Code Fragment 6: NER preprocessing with subword label alignment. When a word splits into multiple tokens, only the first subword gets the entity label; subsequent pieces receive -100 so the cross-entropy loss ignores them during training.

5.3 Extractive Question Answering

Extractive QA models predict start and end positions within a context passage. The preprocessing must tokenize the question and context together, then map character-level answer spans to token positions.

from datasets import load_dataset
from transformers import AutoTokenizer

dataset = load_dataset("squad", split="train[:1000]")
tokenizer = AutoTokenizer.from_pretrained("distilbert-base-cased")

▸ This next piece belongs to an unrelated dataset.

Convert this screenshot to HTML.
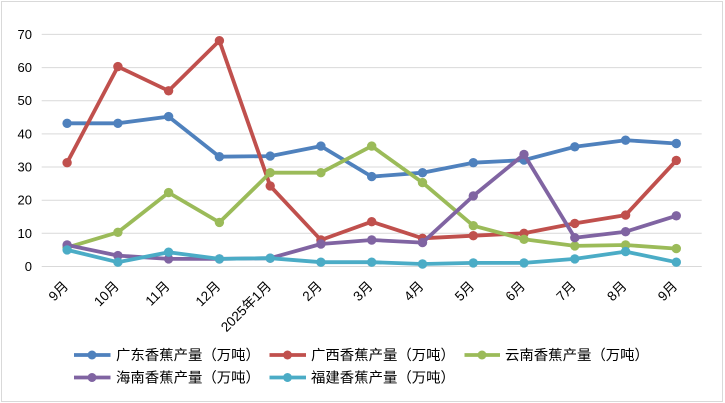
<!DOCTYPE html>
<html>
<head>
<meta charset="utf-8">
<style>
  html,body{margin:0;padding:0;background:#fff;}
  svg{display:block;}
  text{font-family:"Liberation Sans","Noto Sans CJK SC",sans-serif;fill:#000;}
</style>
</head>
<body>
<svg width="725" height="403" viewBox="0 0 725 403" xmlns="http://www.w3.org/2000/svg">
  <rect x="0" y="0" width="725" height="403" fill="#fff"/>
  <rect x="1.5" y="1.5" width="721" height="400" fill="none" stroke="#D9D9D9" stroke-width="1"/>

  <!-- gridlines -->
  <g stroke="#D9D9D9" stroke-width="1">
    <line x1="41.7" y1="266.5" x2="701.7" y2="266.5"/>
    <line x1="41.7" y1="233.3" x2="701.7" y2="233.3"/>
    <line x1="41.7" y1="200.2" x2="701.7" y2="200.2"/>
    <line x1="41.7" y1="167.0" x2="701.7" y2="167.0"/>
    <line x1="41.7" y1="133.9" x2="701.7" y2="133.9"/>
    <line x1="41.7" y1="100.7" x2="701.7" y2="100.7"/>
    <line x1="41.7" y1="67.6" x2="701.7" y2="67.6"/>
    <line x1="41.7" y1="34.4" x2="701.7" y2="34.4"/>
  </g>

  <!-- y labels -->
  <g font-size="13" text-anchor="end">
    <text x="32" y="271">0</text>
    <text x="32" y="237.8">10</text>
    <text x="32" y="204.7">20</text>
    <text x="32" y="171.5">30</text>
    <text x="32" y="138.4">40</text>
    <text x="32" y="105.2">50</text>
    <text x="32" y="72.1">60</text>
    <text x="32" y="38.9">70</text>
  </g>

  <!-- x labels -->
  <g font-size="13.5" text-anchor="end">
    <text transform="translate(69,287) rotate(-45)">9月</text>
    <text transform="translate(119.8,287) rotate(-45)">10月</text>
    <text transform="translate(170.5,287) rotate(-45)">11月</text>
    <text transform="translate(221.3,287) rotate(-45)">12月</text>
    <text transform="translate(272.1,287) rotate(-45)">2025年1月</text>
    <text transform="translate(322.8,287) rotate(-45)">2月</text>
    <text transform="translate(373.6,287) rotate(-45)">3月</text>
    <text transform="translate(424.4,287) rotate(-45)">4月</text>
    <text transform="translate(475.2,287) rotate(-45)">5月</text>
    <text transform="translate(525.9,287) rotate(-45)">6月</text>
    <text transform="translate(576.7,287) rotate(-45)">7月</text>
    <text transform="translate(627.5,287) rotate(-45)">8月</text>
    <text transform="translate(678.2,287) rotate(-45)">9月</text>
  </g>

  <!-- series: blue -->
  <g fill="#4F81BD">
    <polyline fill="none" stroke="#4F81BD" stroke-width="3.8" stroke-linejoin="round" points="67.1,123.3 117.9,123.3 168.6,116.6 219.4,156.7 270.2,156.1 320.9,146.1 371.7,176.6 422.5,172.7 473.3,162.7 524.0,160.1 574.8,146.8 625.6,140.2 676.3,143.5"/>
    <circle cx="67.1" cy="123.3" r="4.7"/><circle cx="117.9" cy="123.3" r="4.7"/><circle cx="168.6" cy="116.6" r="4.7"/><circle cx="219.4" cy="156.7" r="4.7"/><circle cx="270.2" cy="156.1" r="4.7"/><circle cx="320.9" cy="146.1" r="4.7"/><circle cx="371.7" cy="176.6" r="4.7"/><circle cx="422.5" cy="172.7" r="4.7"/><circle cx="473.3" cy="162.7" r="4.7"/><circle cx="524.0" cy="160.1" r="4.7"/><circle cx="574.8" cy="146.8" r="4.7"/><circle cx="625.6" cy="140.2" r="4.7"/><circle cx="676.3" cy="143.5" r="4.7"/>
  </g>

  <!-- red -->
  <g fill="#C0504D">
    <polyline fill="none" stroke="#C0504D" stroke-width="3.8" stroke-linejoin="round" points="67.1,162.7 117.9,66.6 168.6,90.8 219.4,40.7 270.2,185.9 320.9,240.0 371.7,221.7 422.5,238.3 473.3,235.7 524.0,233.3 574.8,223.4 625.6,215.1 676.3,160.4"/>
    <circle cx="67.1" cy="162.7" r="4.7"/><circle cx="117.9" cy="66.6" r="4.7"/><circle cx="168.6" cy="90.8" r="4.7"/><circle cx="219.4" cy="40.7" r="4.7"/><circle cx="270.2" cy="185.9" r="4.7"/><circle cx="320.9" cy="240.0" r="4.7"/><circle cx="371.7" cy="221.7" r="4.7"/><circle cx="422.5" cy="238.3" r="4.7"/><circle cx="473.3" cy="235.7" r="4.7"/><circle cx="524.0" cy="233.3" r="4.7"/><circle cx="574.8" cy="223.4" r="4.7"/><circle cx="625.6" cy="215.1" r="4.7"/><circle cx="676.3" cy="160.4" r="4.7"/>
  </g>

  <!-- green -->
  <g fill="#9BBB59">
    <polyline fill="none" stroke="#9BBB59" stroke-width="3.8" stroke-linejoin="round" points="67.1,247.6 117.9,232.3 168.6,192.6 219.4,222.4 270.2,172.7 320.9,172.7 371.7,146.1 422.5,182.6 473.3,225.7 524.0,239.3 574.8,245.9 625.6,245.0 676.3,248.6"/>
    <circle cx="67.1" cy="247.6" r="4.7"/><circle cx="117.9" cy="232.3" r="4.7"/><circle cx="168.6" cy="192.6" r="4.7"/><circle cx="219.4" cy="222.4" r="4.7"/><circle cx="270.2" cy="172.7" r="4.7"/><circle cx="320.9" cy="172.7" r="4.7"/><circle cx="371.7" cy="146.1" r="4.7"/><circle cx="422.5" cy="182.6" r="4.7"/><circle cx="473.3" cy="225.7" r="4.7"/><circle cx="524.0" cy="239.3" r="4.7"/><circle cx="574.8" cy="245.9" r="4.7"/><circle cx="625.6" cy="245.0" r="4.7"/><circle cx="676.3" cy="248.6" r="4.7"/>
  </g>

  <!-- purple -->
  <g fill="#8064A2">
    <polyline fill="none" stroke="#8064A2" stroke-width="3.8" stroke-linejoin="round" points="67.1,245.0 117.9,255.6 168.6,258.9 219.4,258.9 270.2,258.2 320.9,244.0 371.7,240.0 422.5,242.6 473.3,195.9 524.0,154.4 574.8,237.7 625.6,231.7 676.3,215.8"/>
    <circle cx="67.1" cy="245.0" r="4.7"/><circle cx="117.9" cy="255.6" r="4.7"/><circle cx="168.6" cy="258.9" r="4.7"/><circle cx="219.4" cy="258.9" r="4.7"/><circle cx="270.2" cy="258.2" r="4.7"/><circle cx="320.9" cy="244.0" r="4.7"/><circle cx="371.7" cy="240.0" r="4.7"/><circle cx="422.5" cy="242.6" r="4.7"/><circle cx="473.3" cy="195.9" r="4.7"/><circle cx="524.0" cy="154.4" r="4.7"/><circle cx="574.8" cy="237.7" r="4.7"/><circle cx="625.6" cy="231.7" r="4.7"/><circle cx="676.3" cy="215.8" r="4.7"/>
  </g>

  <!-- teal -->
  <g fill="#4BACC6">
    <polyline fill="none" stroke="#4BACC6" stroke-width="3.8" stroke-linejoin="round" points="67.1,249.9 117.9,262.2 168.6,252.2 219.4,258.9 270.2,258.2 320.9,262.2 371.7,262.2 422.5,264.0 473.3,262.9 524.0,262.9 574.8,258.9 625.6,251.6 676.3,262.2"/>
    <circle cx="67.1" cy="249.9" r="4.7"/><circle cx="117.9" cy="262.2" r="4.7"/><circle cx="168.6" cy="252.2" r="4.7"/><circle cx="219.4" cy="258.9" r="4.7"/><circle cx="270.2" cy="258.2" r="4.7"/><circle cx="320.9" cy="262.2" r="4.7"/><circle cx="371.7" cy="262.2" r="4.7"/><circle cx="422.5" cy="264.0" r="4.7"/><circle cx="473.3" cy="262.9" r="4.7"/><circle cx="524.0" cy="262.9" r="4.7"/><circle cx="574.8" cy="258.9" r="4.7"/><circle cx="625.6" cy="251.6" r="4.7"/><circle cx="676.3" cy="262.2" r="4.7"/>
  </g>

  <!-- legend -->
  <g font-size="14.4">
    <line x1="74" y1="355" x2="110.5" y2="355" stroke="#4F81BD" stroke-width="3.8"/>
    <circle cx="92" cy="355" r="4.5" fill="#4F81BD"/>
    <text x="116" y="360">广东香蕉产量（万吨）</text>

    <line x1="269.5" y1="355" x2="306" y2="355" stroke="#C0504D" stroke-width="3.8"/>
    <circle cx="287.5" cy="355" r="4.5" fill="#C0504D"/>
    <text x="311" y="360">广西香蕉产量（万吨）</text>

    <line x1="464.5" y1="355" x2="500" y2="355" stroke="#9BBB59" stroke-width="3.8"/>
    <circle cx="482" cy="355" r="4.5" fill="#9BBB59"/>
    <text x="505" y="360">云南香蕉产量（万吨）</text>

    <line x1="74" y1="377.5" x2="110.5" y2="377.5" stroke="#8064A2" stroke-width="3.8"/>
    <circle cx="92" cy="377.5" r="4.5" fill="#8064A2"/>
    <text x="116" y="382.5">海南香蕉产量（万吨）</text>

    <line x1="269.5" y1="377.5" x2="306" y2="377.5" stroke="#4BACC6" stroke-width="3.8"/>
    <circle cx="287.5" cy="377.5" r="4.5" fill="#4BACC6"/>
    <text x="311" y="382.5">福建香蕉产量（万吨）</text>
  </g>
</svg>
</body>
</html>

def preprocess_qa(examples):
    tokenized = tokenizer(
        examples["question"],
        examples["context"],
        truncation="only_second",
        max_length=384,
        stride=128,
        return_overflowing_tokens=True,
        return_offsets_mapping=True,
        padding="max_length",
    )
    start_positions = []
    end_positions = []
    for i, offsets in enumerate(tokenized["offset_mapping"]):
        answer = examples["answers"][tokenized["overflow_to_sample_mapping"][i]]
        if len(answer["answer_start"]) == 0:
            start_positions.append(0)
            end_positions.append(0)
            continue
        start_char = answer["answer_start"][0]
        end_char = start_char + len(answer["text"][0])

        # Find token positions that contain the answer span
        seq_ids = tokenized.sequence_ids(i)
        context_start = next(j for j, s in enumerate(seq_ids) if s == 1)
        context_end = len(seq_ids) - 1 - next(
            j for j, s in enumerate(reversed(seq_ids)) if s == 1
        )

        # If answer is outside the chunk, label as (0, 0)
        if offsets[context_start][0] > start_char or offsets[context_end][1] < end_char:
            start_positions.append(0)
            end_positions.append(0)
        else:
            start_tok = next(j for j in range(context_start, context_end + 1)
                             if offsets[j][0] <= start_char < offsets[j][1])
            end_tok = next(j for j in range(context_end, context_start - 1, -1)
                           if offsets[j][0] < end_char <= offsets[j][1])
            start_positions.append(start_tok)
            end_positions.append(end_tok)

    tokenized["start_positions"] = start_positions
    tokenized["end_positions"] = end_positions
    return tokenized

qa_data = dataset.map(
    preprocess_qa,
    batched=True,
    remove_columns=dataset.column_names,
)

Code Fragment 7: Extractive QA preprocessing maps character-level answer spans to token positions. The stride=128 creates overlapping chunks for long contexts, and overflow_to_sample_mapping tracks which chunk belongs to which original example. Unanswerable chunks receive (0, 0) labels.

Long Contexts and Stride

When a context passage exceeds max_length, the tokenizer can split it into overlapping chunks using the stride parameter. Each chunk becomes a separate training example. The overflow_to_sample_mapping field tracks which original example each chunk came from. At inference time, you must aggregate predictions across chunks to find the best answer span.